Questo è un pezzo politicamente scorretto, perché dice cose che nessuno o quasi vuol dire, ma che molti pensano. Nella prima parte, abbiamo analizzato le cause dei flussi migratori, incontrollati che si dirigono verso le nostre coste. Ora analizziamo i diversi modi di affrontare questo problema.

Come è stato sottolineato, con una definizione più burocratica che di contenuto, molti dei migranti non sono rifugiati politici nel senso stretto, ma rifugiati “economici”; essi continueranno a cercare di venire in Europa e nessun governo, di nessun colore potrà arrestare questa moltitudine di persone che, rischiando la pelle, e pagando notevoli somme, cerca per sé e per i propri cari un destino migliore. E chi non farebbe la stessa cosa, trovandosi nella medesima situazione? Ma forse chi ritiene che la cosa più giusta da fare sia accoglierli, farebbe bene a pensare quali speranze e prospettive avranno gli immigrati che arrivano clandestinamente nel nostro paese.

Fare lavori in nero, mendicare per le strade, rubare per sfamarsi? Competere in lavori sottopagati con italiani sottopagati?

La politica dell’accoglienza è veramente la strada giusta, soprattutto in un periodo di crisi? O è forse solo una pia illusione di sognatori senza nessun fondamento concreto? In Africa ci sono circa 500 milioni di persone che sono in situazioni di difficoltà o per guerre o per carenze alimentari; potremo realisticamente accoglierli tutti?

Non sarà forse meglio sviluppare politiche europee di cooperazione seria e non finalizzata a produrre profitti per le nostre imprese o per dittatori corrotti?

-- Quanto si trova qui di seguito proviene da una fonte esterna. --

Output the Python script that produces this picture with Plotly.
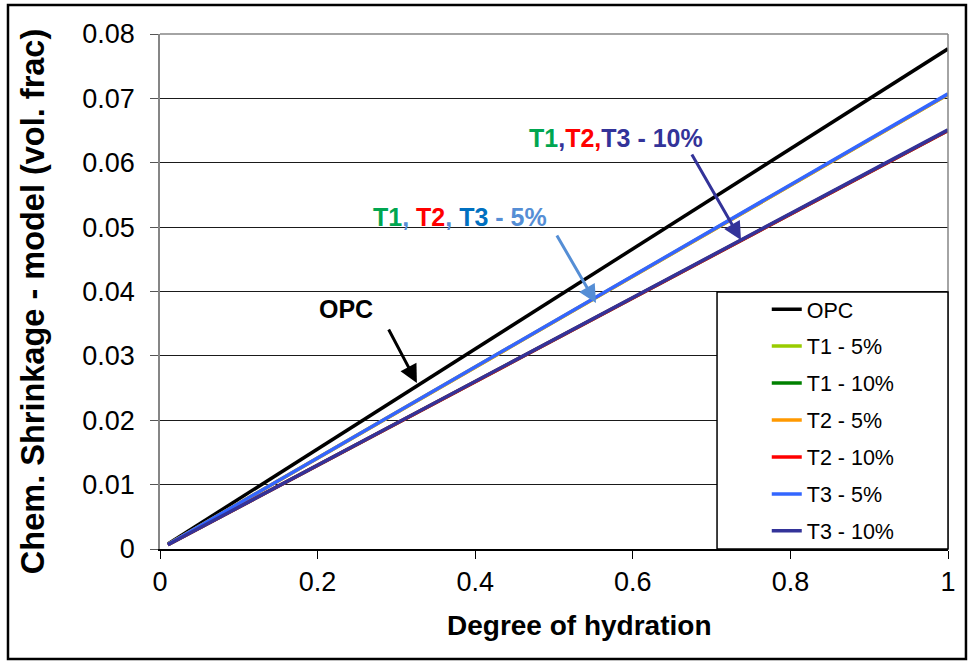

Gli Stati Uniti hanno cercato di arginare un analogo fenomeno, costruendo un muro che avrebbe dovuto correre per 3.000 chilometri lungo la frontiera col Messico; nonostante i controlli sempre più serrati, quasi più di mezzo milione di sudamericani, ogni anno, riesce ad immigrare clandestinamente negli Stati Uniti. In Australia si è scelto di delocalizzare i centri di detenzione; uno si trova sull’isola-stato di Nauru; l’altro è in Papua Nuova Guinea e un altro ancora nella sperduta isola di Natale, dal nome beffardo per la solidarietà. Qui vengono rinchiuse a tempo indeterminato le persone che arrivano sulle coste australiane via mare senza il visto necessario. I richiedenti asilo, pur senza aver commesso reati, si ritrovano per anni in carcere, senza la possibilità di ricevere visite, in attesa di sapere se hanno diritto ad ottenere rifugio in Australia o se devono tornare da dove sono venuti. Comunque, il risultato è che dai 4.500 del 2011 si è passati ai 17mila del 2012 e nei primi sei mesi del 2013, sono arrivate via mare oltre 15mila persone.

E pensare che i veri e primi clandestini, in Australia come nelle Americhe, furono gli inglesi e gli europei che invasero, distrussero sfruttarono e saccheggiarono i popoli nativi. Del resto facile dire che Australia, Canada e in parte gli Usa, offrono opportunità ai nostri nuovi emigranti magari con laurea e dottorato di ricerca; pur sotto pressione di ondate migratorie hanno a loro vantaggio la geografia che pone da freno e una vastità di territorio, ricco di risorse, ben più grande di noi in cui la popolazione è, vedi Canada e Australia, addirittura inferiore alla nostra. Opportunità o egoismo dunque? E se gli indios e indigeni avessero potuto contingentare gli arrivi?

Come affrontare il problema? Non è facile, non è questione solo di regolamentare gli accessi, chi non riesce e si trova ad affrontare guerre, epidemie, povertà ci proverà sempre o per lo meno fino a che certi problemi, latenti, non esplodono anche nei nostri paesi per ora ricchi.
Un noto film, The Day After tomorrow, nel finale con il clima che, impazzito, mette in ginocchio gli Usa mostra ondate di profughi climatici americani scappare verso il Messico. Quello che si sposta dai paesi poveri a quelli confinanti più ricchi è un fiume in piena che solo una miglior distribuzione della ricchezza riuscirà ad arginare. E, alluvione insegna, un argine protegge dalle acque di un fiume in piena, ma quando l’argine si rompe, il fiume paradossalmente diventa ancora più pericoloso.

Comunque, se proprio si vuole insistere con l’inutile buonismo di Mare Nostrum, nell’attesa di trovare un giusta ed equa soluzione che non sia il razzismo di chi li vorrebbe ributtare a mare e il buonismo di accorglierli tutti, e tanto vale istituire, per i clandestini, regolari linee di traghetti tra l’Africa e l’ Italia; così si metterebbe almeno fine allo sporco traffico di esseri umani.